* **Set problem**:
Reproduce the listing word for word, leaving every picture behind.

* **Material**:
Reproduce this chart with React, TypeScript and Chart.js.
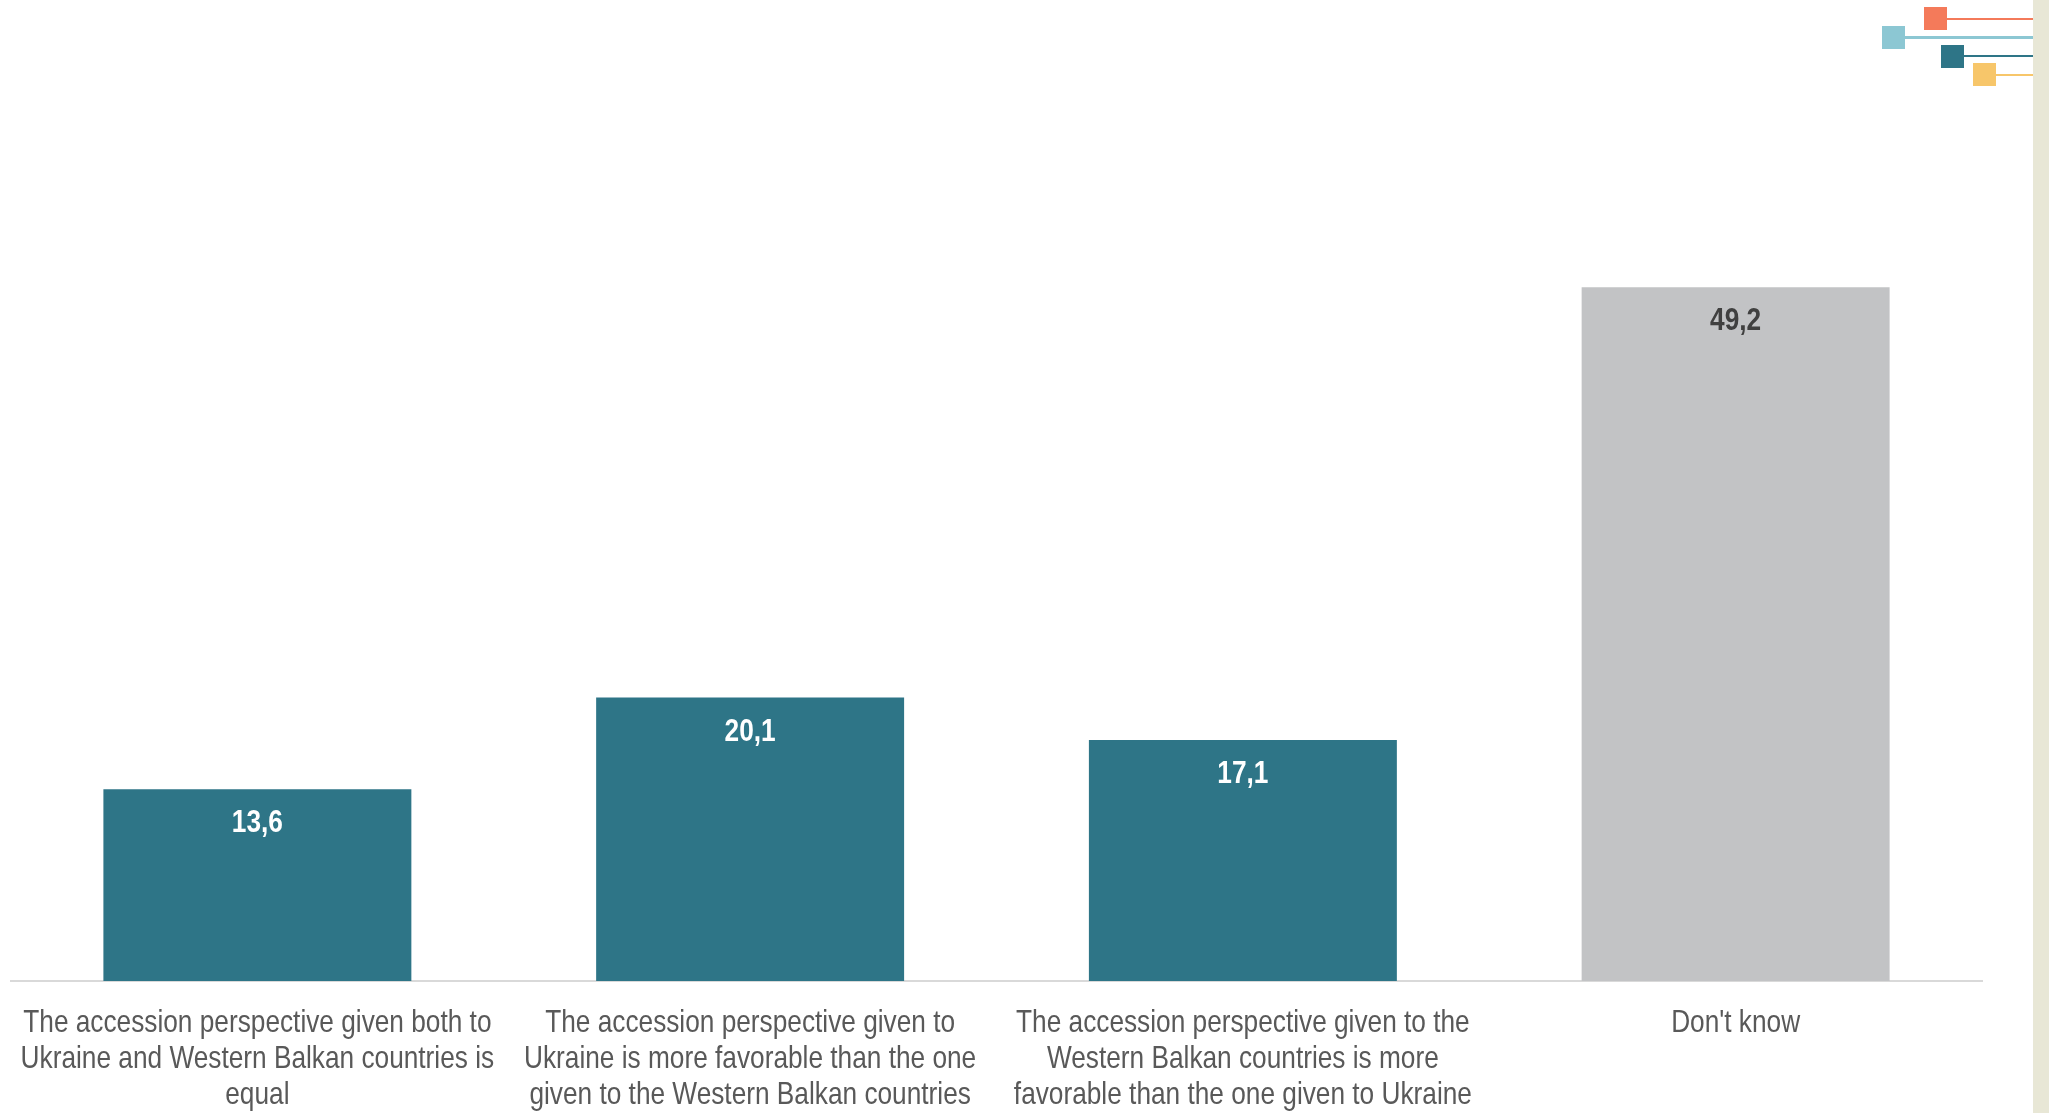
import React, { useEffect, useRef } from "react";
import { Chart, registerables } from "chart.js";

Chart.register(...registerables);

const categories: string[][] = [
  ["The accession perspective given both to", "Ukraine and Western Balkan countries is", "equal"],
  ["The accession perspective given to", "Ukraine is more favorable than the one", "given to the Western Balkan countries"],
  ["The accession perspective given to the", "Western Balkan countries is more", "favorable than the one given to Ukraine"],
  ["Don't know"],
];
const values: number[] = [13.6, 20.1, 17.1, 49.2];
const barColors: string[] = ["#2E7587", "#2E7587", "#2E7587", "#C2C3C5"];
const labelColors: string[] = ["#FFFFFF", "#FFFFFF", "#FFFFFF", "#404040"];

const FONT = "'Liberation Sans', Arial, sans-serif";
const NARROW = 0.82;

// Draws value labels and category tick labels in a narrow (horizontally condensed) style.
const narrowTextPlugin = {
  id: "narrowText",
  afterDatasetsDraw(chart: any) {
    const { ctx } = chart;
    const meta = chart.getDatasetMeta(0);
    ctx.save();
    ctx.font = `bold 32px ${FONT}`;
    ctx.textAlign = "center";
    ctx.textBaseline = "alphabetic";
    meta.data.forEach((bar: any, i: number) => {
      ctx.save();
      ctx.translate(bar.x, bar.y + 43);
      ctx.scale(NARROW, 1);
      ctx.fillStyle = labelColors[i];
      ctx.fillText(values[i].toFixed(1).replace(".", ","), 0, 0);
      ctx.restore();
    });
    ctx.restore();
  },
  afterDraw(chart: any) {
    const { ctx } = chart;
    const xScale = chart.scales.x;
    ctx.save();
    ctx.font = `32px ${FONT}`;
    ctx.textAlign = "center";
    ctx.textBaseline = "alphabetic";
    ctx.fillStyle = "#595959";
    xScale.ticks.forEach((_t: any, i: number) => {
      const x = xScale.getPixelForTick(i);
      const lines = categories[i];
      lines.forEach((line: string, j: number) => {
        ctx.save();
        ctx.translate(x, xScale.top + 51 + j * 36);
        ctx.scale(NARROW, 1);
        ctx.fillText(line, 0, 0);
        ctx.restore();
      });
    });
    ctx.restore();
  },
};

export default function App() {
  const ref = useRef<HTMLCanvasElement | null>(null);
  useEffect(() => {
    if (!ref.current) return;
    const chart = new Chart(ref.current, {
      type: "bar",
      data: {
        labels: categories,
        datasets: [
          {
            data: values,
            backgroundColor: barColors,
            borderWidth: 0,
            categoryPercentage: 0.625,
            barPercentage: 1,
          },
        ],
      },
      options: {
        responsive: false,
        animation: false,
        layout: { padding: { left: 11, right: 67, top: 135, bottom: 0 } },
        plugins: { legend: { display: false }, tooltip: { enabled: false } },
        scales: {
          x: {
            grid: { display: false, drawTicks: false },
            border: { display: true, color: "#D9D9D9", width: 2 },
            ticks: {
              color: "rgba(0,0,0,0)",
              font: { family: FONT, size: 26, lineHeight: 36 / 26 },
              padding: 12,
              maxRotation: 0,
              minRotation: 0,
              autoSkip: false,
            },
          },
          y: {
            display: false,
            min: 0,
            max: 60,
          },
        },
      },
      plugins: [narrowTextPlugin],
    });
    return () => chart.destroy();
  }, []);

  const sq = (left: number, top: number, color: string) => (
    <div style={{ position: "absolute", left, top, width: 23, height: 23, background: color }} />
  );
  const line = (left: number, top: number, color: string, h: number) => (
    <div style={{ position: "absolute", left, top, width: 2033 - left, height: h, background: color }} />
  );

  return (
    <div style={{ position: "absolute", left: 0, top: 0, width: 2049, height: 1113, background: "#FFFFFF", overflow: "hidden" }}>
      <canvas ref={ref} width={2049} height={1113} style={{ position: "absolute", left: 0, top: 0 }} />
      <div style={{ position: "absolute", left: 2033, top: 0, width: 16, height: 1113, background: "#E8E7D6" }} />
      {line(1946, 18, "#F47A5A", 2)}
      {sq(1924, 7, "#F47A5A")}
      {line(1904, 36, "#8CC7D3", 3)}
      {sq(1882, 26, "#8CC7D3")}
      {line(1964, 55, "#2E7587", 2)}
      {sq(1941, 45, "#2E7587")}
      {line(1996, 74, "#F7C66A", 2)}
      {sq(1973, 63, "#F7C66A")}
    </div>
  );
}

* **Output**:
Reproduce this chart with React, TypeScript and Chart.js.
import React, { useEffect, useRef } from "react";
import { Chart, registerables } from "chart.js";

Chart.register(...registerables);

const categories: string[][] = [
  ["The accession perspective given both to", "Ukraine and Western Balkan countries is", "equal"],
  ["The accession perspective given to", "Ukraine is more favorable than the one", "given to the Western Balkan countries"],
  ["The accession perspective given to the", "Western Balkan countries is more", "favorable than the one given to Ukraine"],
  ["Don't know"],
];
const values: number[] = [13.6, 20.1, 17.1, 49.2];
const barColors: string[] = ["#2E7587", "#2E7587", "#2E7587", "#C2C3C5"];
const labelColors: string[] = ["#FFFFFF", "#FFFFFF", "#FFFFFF", "#404040"];

const FONT = "'Liberation Sans', Arial, sans-serif";
const NARROW = 0.82;

// Draws value labels and category tick labels in a narrow (horizontally condensed) style.
const narrowTextPlugin = {
  id: "narrowText",
  afterDatasetsDraw(chart: any) {
    const { ctx } = chart;
    const meta = chart.getDatasetMeta(0);
    ctx.save();
    ctx.font = `bold 32px ${FONT}`;
    ctx.textAlign = "center";
    ctx.textBaseline = "alphabetic";
    meta.data.forEach((bar: any, i: number) => {
      ctx.save();
      ctx.translate(bar.x, bar.y + 43);
      ctx.scale(NARROW, 1);
      ctx.fillStyle = labelColors[i];
      ctx.fillText(values[i].toFixed(1).replace(".", ","), 0, 0);
      ctx.restore();
    });
    ctx.restore();
  },
  afterDraw(chart: any) {
    const { ctx } = chart;
    const xScale = chart.scales.x;
    ctx.save();
    ctx.font = `32px ${FONT}`;
    ctx.textAlign = "center";
    ctx.textBaseline = "alphabetic";
    ctx.fillStyle = "#595959";
    xScale.ticks.forEach((_t: any, i: number) => {
      const x = xScale.getPixelForTick(i);
      const lines = categories[i];
      lines.forEach((line: string, j: number) => {
        ctx.save();
        ctx.translate(x, xScale.top + 51 + j * 36);
        ctx.scale(NARROW, 1);
        ctx.fillText(line, 0, 0);
        ctx.restore();
      });
    });
    ctx.restore();
  },
};

export default function App() {
  const ref = useRef<HTMLCanvasElement | null>(null);
  useEffect(() => {
    if (!ref.current) return;
    const chart = new Chart(ref.current, {
      type: "bar",
      data: {
        labels: categories,
        datasets: [
          {
            data: values,
            backgroundColor: barColors,
            borderWidth: 0,
            categoryPercentage: 0.625,
            barPercentage: 1,
          },
        ],
      },
      options: {
        responsive: false,
        animation: false,
        layout: { padding: { left: 11, right: 67, top: 135, bottom: 0 } },
        plugins: { legend: { display: false }, tooltip: { enabled: false } },
        scales: {
          x: {
            grid: { display: false, drawTicks: false },
            border: { display: true, color: "#D9D9D9", width: 2 },
            ticks: {
              color: "rgba(0,0,0,0)",
              font: { family: FONT, size: 26, lineHeight: 36 / 26 },
              padding: 12,
              maxRotation: 0,
              minRotation: 0,
              autoSkip: false,
            },
          },
          y: {
            display: false,
            min: 0,
            max: 60,
          },
        },
      },
      plugins: [narrowTextPlugin],
    });
    return () => chart.destroy();
  }, []);

  const sq = (left: number, top: number, color: string) => (
    <div style={{ position: "absolute", left, top, width: 23, height: 23, background: color }} />
  );
  const line = (left: number, top: number, color: string, h: number) => (
    <div style={{ position: "absolute", left, top, width: 2033 - left, height: h, background: color }} />
  );

  return (
    <div style={{ position: "absolute", left: 0, top: 0, width: 2049, height: 1113, background: "#FFFFFF", overflow: "hidden" }}>
      <canvas ref={ref} width={2049} height={1113} style={{ position: "absolute", left: 0, top: 0 }} />
      <div style={{ position: "absolute", left: 2033, top: 0, width: 16, height: 1113, background: "#E8E7D6" }} />
      {line(1946, 18, "#F47A5A", 2)}
      {sq(1924, 7, "#F47A5A")}
      {line(1904, 36, "#8CC7D3", 3)}
      {sq(1882, 26, "#8CC7D3")}
      {line(1964, 55, "#2E7587", 2)}
      {sq(1941, 45, "#2E7587")}
      {line(1996, 74, "#F7C66A", 2)}
      {sq(1973, 63, "#F7C66A")}
    </div>
  );
}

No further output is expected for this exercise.